Getting the subdomain from a URL sounds easy at first.
http://www.domain.example
Scan for the first period then return whatever came after the "http://" ...
Then you remember
http://super.duper.domain.example
Oh. So then you think, okay, find the last period, go back a word and get everything before!
Then you remember
http://super.duper.domain.co.uk
And you're back to square one. Anyone have any great ideas besides storing a list of all TLDs?
I just wrote a objc library : https://github.com/kejinlu/KKDomain
Having taken a quick look at the publicsuffix.org list, it appears that you could make a reasonable approximation by removing the final three segments ("segment" here meaning a section between two dots) from domains where the final segment is two characters long, on the assumption that it's a country code and will be further subdivided.
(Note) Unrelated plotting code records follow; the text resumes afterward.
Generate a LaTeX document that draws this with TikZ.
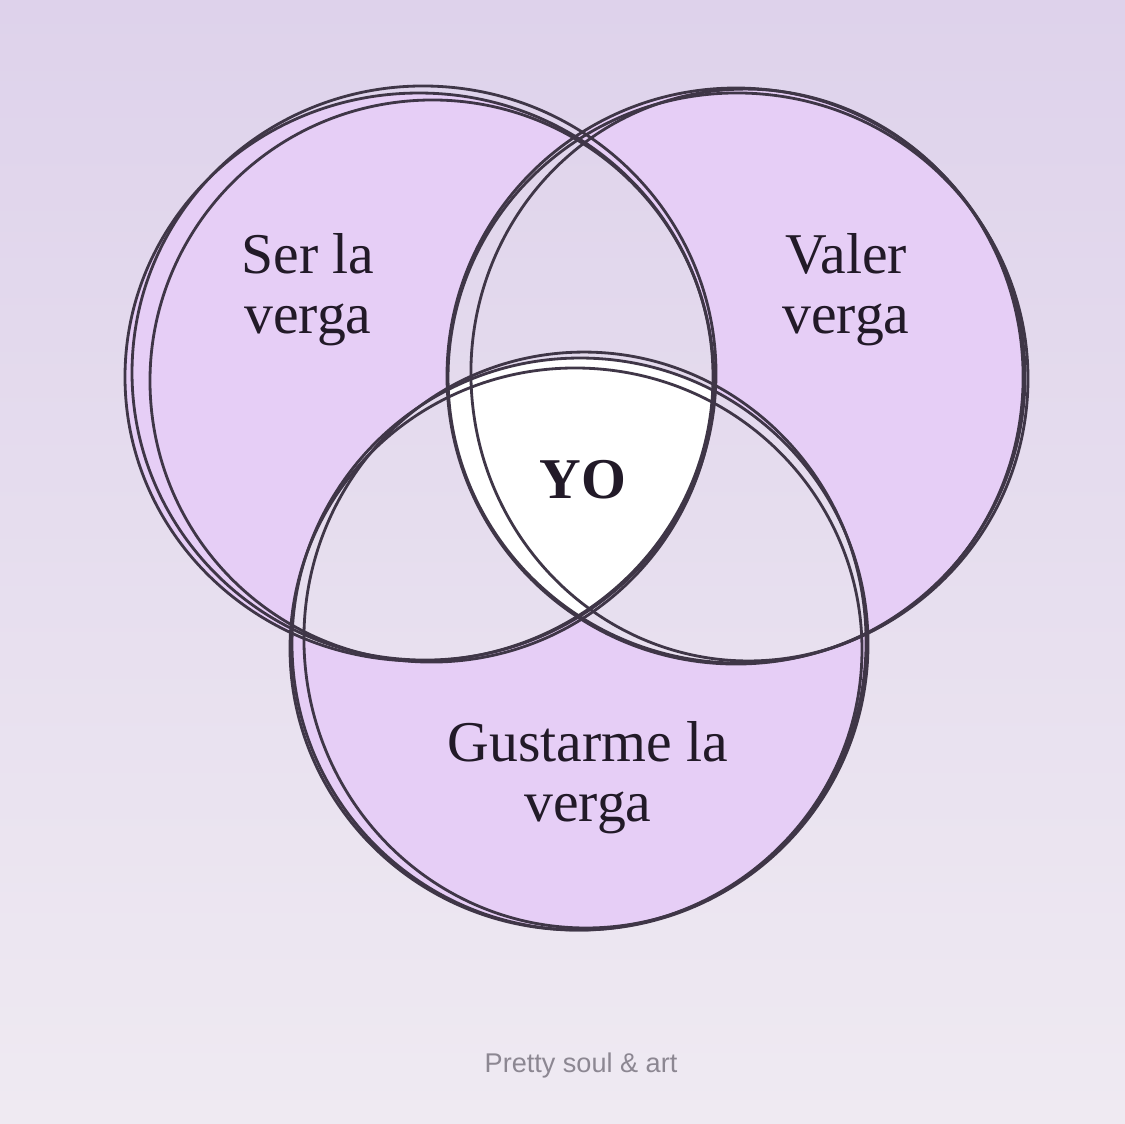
\documentclass[tikz,border=0pt]{standalone}
\usepackage{fontspec}
\setmainfont{Liberation Serif}
\setsansfont{Liberation Sans}
\usetikzlibrary{positioning}

\definecolor{bgtop}{HTML}{DED2EB}
\definecolor{bgbot}{HTML}{EFEAF2}
\definecolor{lilac}{HTML}{E6CEF6}
\definecolor{pencil}{HTML}{3F3647}
\definecolor{ink}{HTML}{221A28}
\definecolor{credit}{HTML}{8C8792}

% the three sets (pixel units, y down)
\newcommand{\ringSer}{(419,377) ellipse [x radius=294, y radius=284]}
\newcommand{\ringValer}{(736,376) ellipse [x radius=289, y radius=288]}
\newcommand{\ringGusto}{(580,644) ellipse [x radius=288, y radius=286]}

\begin{document}
\begin{tikzpicture}[
    x=0.01cm, y=-0.01cm,
    paper/.style={top color=bgtop, bottom color=bgbot},
    setfill/.style={fill=lilac},
    stroke/.style={draw=pencil, line width=0.8pt},
    tag/.style={font=\fontsize{16.4}{17.1}\selectfont, text=ink, align=center, inner sep=0pt}
]
\useasboundingbox (0,0) rectangle (1125,1123);

% Background
\path[paper] (0,0) rectangle (1125,1123);

% Sets
\fill[setfill] \ringSer;
\fill[setfill] \ringValer;
\fill[setfill] \ringGusto;

% Pairwise overlaps back to paper
\begin{scope}
  \clip \ringSer;
  \clip \ringValer;
  \path[paper] (0,0) rectangle (1125,1123);
\end{scope}
\begin{scope}
  \clip \ringSer;
  \clip \ringGusto;
  \path[paper] (0,0) rectangle (1125,1123);
\end{scope}
\begin{scope}
  \clip \ringValer;
  \clip \ringGusto;
  \path[paper] (0,0) rectangle (1125,1123);
\end{scope}

% Centre
\begin{scope}
  \clip \ringSer;
  \clip \ringValer;
  \fill[white] \ringGusto;
\end{scope}

% Sketchy outlines
\draw[stroke] \ringSer;
\draw[stroke] (432,381) ellipse [x radius=282, y radius=281, rotate=6];
\draw[stroke] (424,373) ellipse [x radius=292, y radius=287, rotate=-4];

\draw[stroke] \ringValer;
\draw[stroke] (747,375) ellipse [x radius=276, y radius=286, rotate=5];
\draw[stroke] (738,378) ellipse [x radius=290, y radius=285, rotate=-5];

\draw[stroke] \ringGusto;
\draw[stroke] (585,640) ellipse [x radius=281, y radius=288, rotate=5];
\draw[stroke] (576,649) ellipse [x radius=286, y radius=281, rotate=-4];

% Labels
\node[tag] (ser) at (308,290) {Ser la\\verga};
\node[tag] (valer) at (846,290) {Valer\\verga};
\node[tag] (gustar) at (588,778) {Gustarme la\\verga};
\node[tag, font=\fontsize{16.4}{17.1}\selectfont\bfseries] (yo) at (583,480) {YO};
\node[font=\sffamily\fontsize{7.7}{9}\selectfont, text=credit] (credit) at (581,1065) {Pretty soul \& art};

\end{tikzpicture}
\end{document}
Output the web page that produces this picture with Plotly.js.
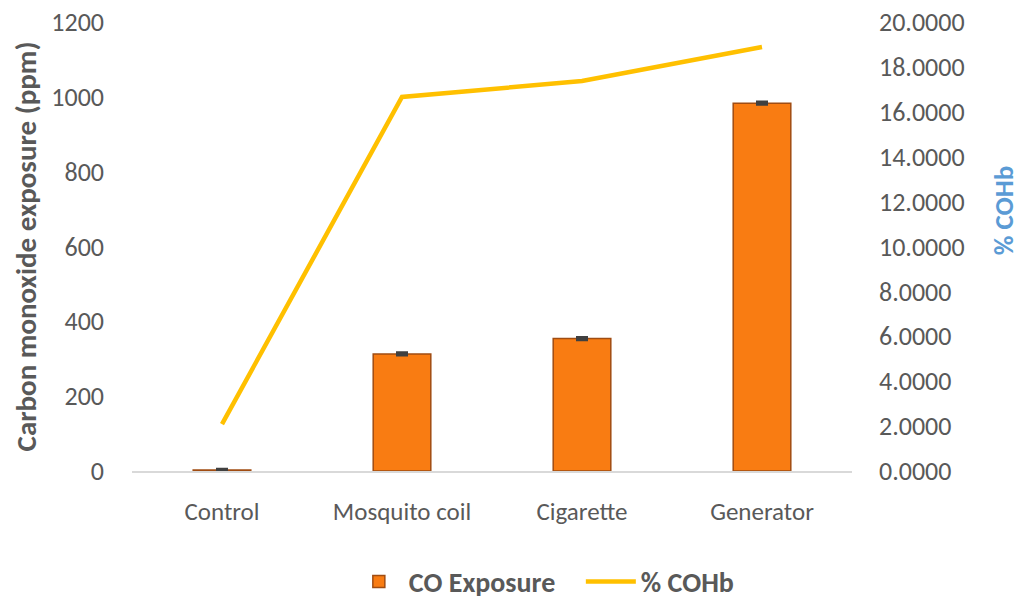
<!DOCTYPE html>
<html>
<head>
<meta charset="utf-8">
<script src="https://cdn.plot.ly/plotly-3.0.1.min.js"></script>
<style>
  html, body { margin: 0; padding: 0; background: #ffffff; }
  #chart { width: 1023px; height: 601px; }
</style>
</head>
<body>
<div id="chart"></div>
<script>
// Exposure sources
const categories = ["Control", "Mosquito coil", "Cigarette", "Generator"];
// Carbon monoxide exposure (ppm)
const coExposure = [3, 313, 354, 983];
const coError = [2, 3, 3, 3];
// Carboxyhaemoglobin (%)
const cohb = [2.09, 16.66, 17.37, 18.89];

const leftTicks = [0, 200, 400, 600, 800, 1000, 1200];
const rightTicks = [0, 2, 4, 6, 8, 10, 12, 14, 16, 18, 20];

const textGrey = "#595959";
const font = "Calibri, Carlito, Lato, 'Open Sans', sans-serif";

const traces = [
  {
    type: "bar",
    name: "CO Exposure",
    x: categories,
    y: coExposure,
    width: 0.32,
    marker: {
      color: "#F97C12",
      line: { color: "#A04C12", width: 1.5 }
    },
    error_y: {
      type: "data",
      array: coError,
      visible: true,
      color: "#404040",
      thickness: 3,
      width: 6
    },
    yaxis: "y"
  },
  {
    type: "scatter",
    mode: "lines",
    name: "% COHb",
    x: categories,
    y: cohb,
    line: { color: "#FFC000", width: 4.5 },
    yaxis: "y2"
  }
];

const layout = {
  width: 1023,
  height: 601,
  margin: { l: 132, r: 171, t: 22, b: 130 },
  paper_bgcolor: "#ffffff",
  plot_bgcolor: "#ffffff",
  font: { family: font, color: textGrey, size: 26 },
  showlegend: true,
  legend: {
    orientation: "h",
    xref: "container",
    yref: "container",
    x: 0.341,
    xanchor: "left",
    y: 0.032,
    yanchor: "middle",
    itemwidth: 50,
    entrywidth: 167,
    entrywidthmode: "pixels",
    font: { size: 28, color: textGrey, family: font, weight: "bold" },
    traceorder: "normal"
  },
  xaxis: {
    type: "category",
    showline: true,
    linecolor: "#d9d9d9",
    linewidth: 1.5,
    showgrid: false,
    zeroline: false,
    ticks: "",
    tickfont: { size: 25, color: textGrey },
    ticklabelstandoff: 17
  },
  yaxis: {
    range: [0, 1200],
    tickvals: leftTicks,
    showgrid: false,
    zeroline: false,
    showline: false,
    ticks: "",
    tickfont: { size: 26, color: textGrey },
    ticklabelstandoff: 27,
    title: {
      text: "Carbon monoxide exposure (ppm)",
      font: { size: 29, color: textGrey, weight: "bold" },
      standoff: 6
    }
  },
  yaxis2: {
    overlaying: "y",
    side: "right",
    range: [0, 20],
    tickvals: rightTicks,
    tickformat: ".4f",
    showgrid: false,
    zeroline: false,
    showline: false,
    ticks: "",
    tickfont: { size: 26, color: textGrey },
    ticklabelstandoff: 26
  },
  annotations: [
    {
      text: "% COHb",
      xref: "paper",
      yref: "paper",
      x: 1.21,
      y: 0.581,
      xanchor: "center",
      yanchor: "middle",
      textangle: -90,
      showarrow: false,
      font: { size: 27, color: "#5B9BD5", family: font, weight: "bold" }
    }
  ]
};

Plotly.newPlot("chart", traces, layout, { displayModeBar: false, staticPlot: true });
</script>
</body>
</html>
If the final segment is "us" and the second-to-last segment is also two characters, remove the last four segments. In all other cases, remove the final two segments. e.g.:
"example" is not two characters, so remove "domain.example", leaving "www"
"example" is not two characters, so remove "domain.example", leaving "super.duper"
"uk" is two characters (but not "us"), so remove "domain.co.uk", leaving "super.duper"
"us" is two characters and is "us", plus "wy" is also two characters, so remove "pvt.k12.wy.us", leaving "foo".
Note that, although this works for all examples that I've seen in the responses so far, it remains only a reasonable approximation. It is not completely correct, although I suspect it's about as close as you're likely to get without making/obtaining an actual list to use for reference.
List of common suffixes (.co.uk, .com, et cetera) to strip out along with the http:// and then you'll only have "sub.domain" to work with instead of "http://sub.domain.suffix", or at least that's what I'd probably do.
The biggest problem is the list of possible suffixes. There's a lot, after all.